The relatively_cheap function appends elements to the end of the list. Each of those calls to append take O(1) time — it's not more expensive to add the 100th element than it is to add the first — so the total time spent is O(n).

The relatively_expensive function inserts elements at the beginning of the list. Each of those calls to insert require shifting all of the elements already in the list, which means they cost more the longer the list gets. The first call to insert shifts no elements, then inserts; the second call shifts one element, then inserts; the third call shifts two elements, then inserts; and so on. So, the total time spent looks something like this:

1 + 2 + 3 + ... + n

That sum appears frequently in computer science, so it's worth knowing that it simplifies to n(n + 1) / 2, or, when simplified further to an asymptotic notation, O(n2). So, the time spent in relatively_expensive grows in proportion to the square of n, which means as n gets larger, the impact of the difference between these functions becomes significantly greater. Before long, n will be large enough that the time spent will be problematic.

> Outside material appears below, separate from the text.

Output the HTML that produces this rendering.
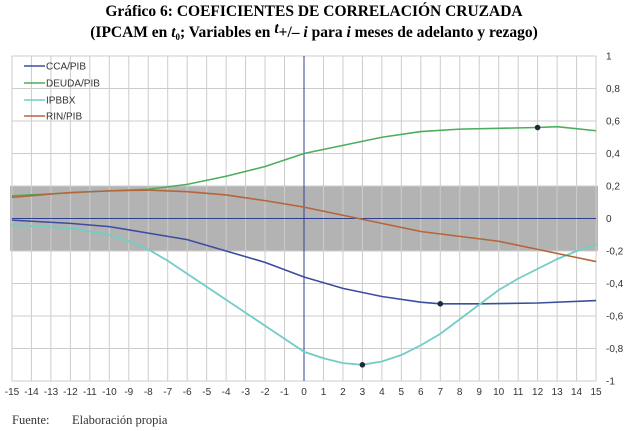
<!DOCTYPE html>
<html><head><meta charset="utf-8"><style>
body{margin:0;background:#fff;width:629px;height:431px;overflow:hidden}
svg{display:block}
</style></head><body>
<svg width="629" height="431" xmlns="http://www.w3.org/2000/svg" font-family="Liberation Sans, sans-serif">
<text x="314" y="16" text-anchor="middle" font-family="Liberation Serif, serif" font-weight="bold" font-size="15.5">Gráfico 6: COEFICIENTES DE CORRELACIÓN CRUZADA</text>
<text x="314" y="37" text-anchor="middle" font-family="Liberation Serif, serif" font-weight="bold" font-size="15.5">(IPCAM en <tspan font-style="italic">t</tspan><tspan font-size="9" dy="3">0</tspan><tspan dy="-3">; Variables en </tspan><tspan font-style="italic" dy="-4">t</tspan><tspan dy="4">+/– </tspan><tspan font-style="italic">i</tspan> para <tspan font-style="italic">i</tspan> meses de adelanto y rezago)</text>
<rect x="10" y="185.9" width="588" height="65" fill="#b3b3b3"/>
<g transform="translate(304,218.5) scale(19.47,-162.5)" fill="none" stroke-width="1.6">
<g stroke="#cccccc" stroke-width="1">
<path vector-effect="non-scaling-stroke" d="M-15 1V-1M-14 1V-1M-13 1V-1M-12 1V-1M-11 1V-1M-10 1V-1M-9 1V-1M-8 1V-1M-7 1V-1M-6 1V-1M-5 1V-1M-4 1V-1M-3 1V-1M-2 1V-1M-1 1V-1M1 1V-1M2 1V-1M3 1V-1M4 1V-1M5 1V-1M6 1V-1M7 1V-1M8 1V-1M9 1V-1M10 1V-1M11 1V-1M12 1V-1M13 1V-1M14 1V-1M15 1V-1M-15 1H15M-15 0.8H15M-15 0.6H15M-15 0.4H15M-15 0.2H15M-15 -0.2H15M-15 -0.4H15M-15 -0.6H15M-15 -0.8H15M-15 -1H15"/>
</g>
<path vector-effect="non-scaling-stroke" stroke="#2f3f8f" stroke-width="1" d="M0 1V-1M-15 0H15"/>
<polyline vector-effect="non-scaling-stroke" stroke="#3a4ea0" points="-15,-0.01 -12,-0.03 -10,-0.05 -8,-0.09 -6,-0.13 -4,-0.2 -2,-0.27 0,-0.36 2,-0.43 4,-0.48 6,-0.515 7,-0.525 9,-0.525 12,-0.52 15,-0.505"/>
<polyline vector-effect="non-scaling-stroke" stroke="#4cae5c" points="-15,0.14 -10,0.17 -8,0.18 -6,0.21 -4,0.26 -2,0.32 0,0.4 2,0.45 4,0.5 6,0.535 8,0.55 10,0.555 12,0.56 13,0.565 15,0.54"/>
<polyline vector-effect="non-scaling-stroke" stroke="#72cdc6" stroke-width="1.8" points="-15,-0.04 -12,-0.06 -10,-0.1 -9,-0.14 -8,-0.19 -7,-0.26 -6,-0.34 -4,-0.5 -2,-0.66 -1,-0.74 0,-0.82 1,-0.86 2,-0.89 3,-0.9 4,-0.88 5,-0.84 6,-0.78 7,-0.71 8,-0.62 9,-0.53 10,-0.44 11,-0.37 12,-0.31 13,-0.25 14,-0.2 15,-0.16"/>
<polyline vector-effect="non-scaling-stroke" stroke="#b5653a" points="-15,0.13 -12,0.16 -10,0.17 -8,0.175 -6,0.165 -4,0.145 -2,0.11 0,0.07 2,0.02 4,-0.03 6,-0.08 8,-0.11 10,-0.14 12,-0.19 14,-0.24 15,-0.265"/>
</g>
<g fill="#1e2a3a">
<circle cx="440.3" cy="303.8" r="2.8"/>
<circle cx="537.6" cy="127.5" r="2.8"/>
<circle cx="362.4" cy="364.8" r="2.8"/>
</g>
<g font-size="10" fill="#333">
<line x1="24" y1="66" x2="45" y2="66" stroke="#3a4ea0" stroke-width="1.6"/><text x="46" y="69.5">CCA/PIB</text>
<line x1="24" y1="83" x2="45" y2="83" stroke="#4cae5c" stroke-width="1.6"/><text x="46" y="86.5">DEUDA/PIB</text>
<line x1="24" y1="100" x2="45" y2="100" stroke="#72cdc6" stroke-width="1.6"/><text x="46" y="103.5">IPBBX</text>
<line x1="24" y1="116" x2="45" y2="116" stroke="#b5653a" stroke-width="1.6"/><text x="46" y="119.5">RIN/PIB</text>
</g>
<g font-size="10" fill="#333">
<text x="606" y="59.5">1</text><text x="606" y="92">0,8</text><text x="606" y="124.5">0,6</text><text x="606" y="157">0,4</text><text x="606" y="189.5">0,2</text><text x="606" y="222">0</text><text x="606" y="254.5">-0,2</text><text x="606" y="287">-0,4</text><text x="606" y="319.5">-0,6</text><text x="606" y="352">-0,8</text><text x="606" y="384.5">-1</text>
</g>
<g font-size="10" fill="#333" text-anchor="middle">
<text x="12" y="395">-15</text><text x="31.5" y="395">-14</text><text x="51" y="395">-13</text><text x="70.4" y="395">-12</text><text x="89.9" y="395">-11</text><text x="109.4" y="395">-10</text><text x="128.8" y="395">-9</text><text x="148.3" y="395">-8</text><text x="167.7" y="395">-7</text><text x="187.2" y="395">-6</text><text x="206.7" y="395">-5</text><text x="226.1" y="395">-4</text><text x="245.6" y="395">-3</text><text x="265.1" y="395">-2</text><text x="284.5" y="395">-1</text><text x="304" y="395">0</text><text x="323.5" y="395">1</text><text x="342.9" y="395">2</text><text x="362.4" y="395">3</text><text x="381.9" y="395">4</text><text x="401.3" y="395">5</text><text x="420.8" y="395">6</text><text x="440.3" y="395">7</text><text x="459.7" y="395">8</text><text x="479.2" y="395">9</text><text x="498.7" y="395">10</text><text x="518.1" y="395">11</text><text x="537.6" y="395">12</text><text x="557.1" y="395">13</text><text x="576.5" y="395">14</text><text x="596" y="395">15</text>
</g>
<text x="12" y="424" font-family="Liberation Serif, serif" font-size="12.5" fill="#333">Fuente:</text>
<text x="72" y="424" font-family="Liberation Serif, serif" font-size="12.5" fill="#333">Elaboración propia</text>
</svg>
</body></html>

This is why it's so important for us to know a little bit about how the tools built into our languages and libraries work. We don't need to know every detail, but if we don't know the significant ones — such as the relative costs of manipulating lists in different ways — we won't realize when we've stepped on a performance landmine.

Memory usage of list comprehensions

Now that we've seen a little bit about how ranges and lists work internally, we have the knowledge we need to answer our open questions about how much memory is required by our list comprehension. We realized that memory is used for two things, but didn't know how to quantify the amount required for each. Now we know.

O(1) + O(n) = O(n), so the total amount of memory required to run our f function that builds a list comprehension is O(n).